La ley de Memoria Histórica aprobada por el
último gobierno socialista provocó controversia y contestación por parte de la
oposición. Sin embargo, cuando nos acercamos a ejemplos concretos apreciamos el
grado de reparación que supone recordar qué hicimos mal y la injusticia de una
guerra y de muertes de los que no estaban en guerra contra nadie, sino que
simplemente tenían unas ideas políticas diferentes.
En Améscoa, al
amparo de esta ley, hace unos meses se publicó un libro sobre lo ocurrido
durante la guerra civil en el valle. No es fácil abordar estos temas en
sociedades tan pequeñas, de ahí la valentía para reconocer errores que costaron
vidas. Porque acercarse a estos hechos desde una perspectiva genérica o en el
contexto global de la España de 1936 –este libro también lo hace y lo reitera
quizá en demasía- es bastante fácil. El problema surge al narrar episodios en
tiempo, lugar, con nombres y apellidos. Aquí es donde el rigor, la delicadeza y
la verdad juegan un papel fundamental. Otro aspecto a tener en cuenta –en
palabras de un fiel lector- es no confundir el grito de justicia con el de
venganza, como vemos muy a menudo en la actualidad.
La realidad
social y política de Améscoa en la Segunda República era bastante homogénea y
no parecía que pudiera desencadenarse el conflicto: pueblos pequeños, ambiente
rural tradicional, creencias religiosas asentadas, pequeños propietarios,
ganaderos... El triunfo de la derecha en todas las elecciones fue muy amplio en
Améscoa Baja. En Larraona y Aranarache el margen fue algo menor y en Eulate
venció la derecha por el porcentaje más estrecho del partido judicial de
Estella, lo que había de reflejarse en lo que estaba por llegar. En Eulate la
sociedad era más diversa. Se abrió un local de la UGT con una veintena de
socios, fue contestada la construcción del frontón y se abordaron temas de
contenido social como los aprovechamientos forestales, la traída de las aguas y
la bolsa de trabajo. Con estos ingredientes se desencadenó la tormenta.
Uno de los
primeros asesinados fue Domingo Bados, de San Martín, que fue alcalde y maestro
de Olazagutía. Tras el crimen, Domingo tuvo la “suerte” de ser enterrado en el
cementerio. Después, los muertos serían arrojados a las simas o precipicios de
Urbasa: la sima de El Raso, la de El Dos o el Balcón de Pilatos.
El libro se
adentra en la actuación de grupos irregulares, de gente armada, de chavales
poco inocentes coreando consignas o de amescoanos que decidieron la suerte de
varios convecinos, sobre todo en Eulate, pero también en Baquedano y Ecala.

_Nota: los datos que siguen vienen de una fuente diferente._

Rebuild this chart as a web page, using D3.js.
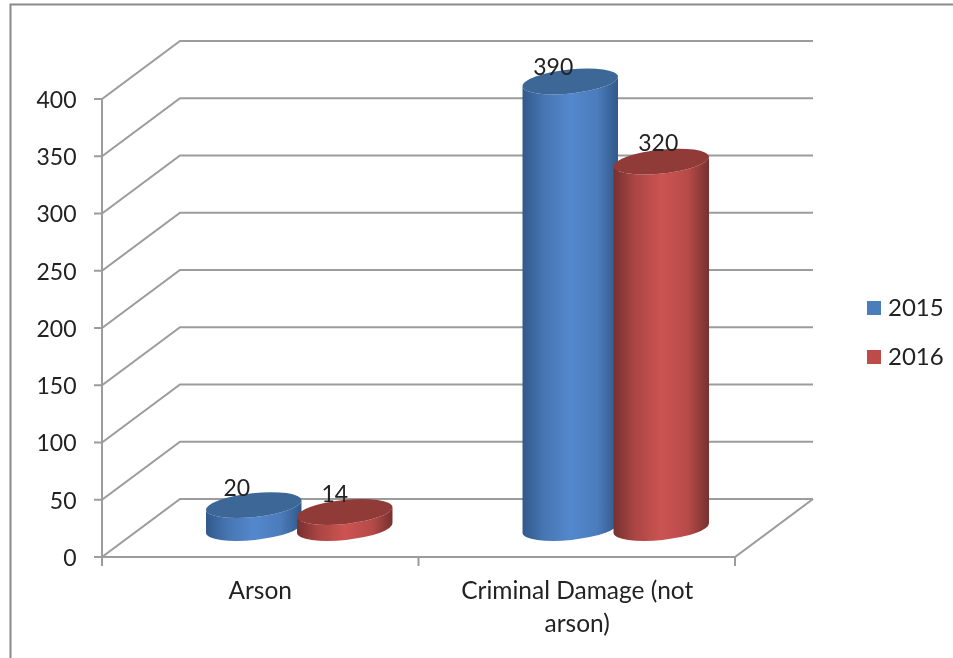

Todas las víctimas tenían un denominador común: su ideología política. Hay un
caso, el de Julián Ortiz de Lazcano, en el que seguramente la envidia acabó con
la vida de este hombre al que le había ido bien en Matanzas (Cuba). Ganó mucho
dinero y regresó para vivir desahogadamente de las rentas en casas renovadas,
con radio, gramola, acordeón, viajando y vistiendo traje y zapatos. Una simple
acusación de desafecto le valió para ser detenido, encarcelado, asesinado y
arrojado su cuerpo a una sima. Urbasa convertido en un matadero y aunque los
muertos no llegaran al medio centenar, como dice el autor -Balbino García de
Albizu-, una sola muerte ya es demasiado. Si leen este libro encontrarán la
respuesta a su título: ¿Qué hicimos aquí con el 36?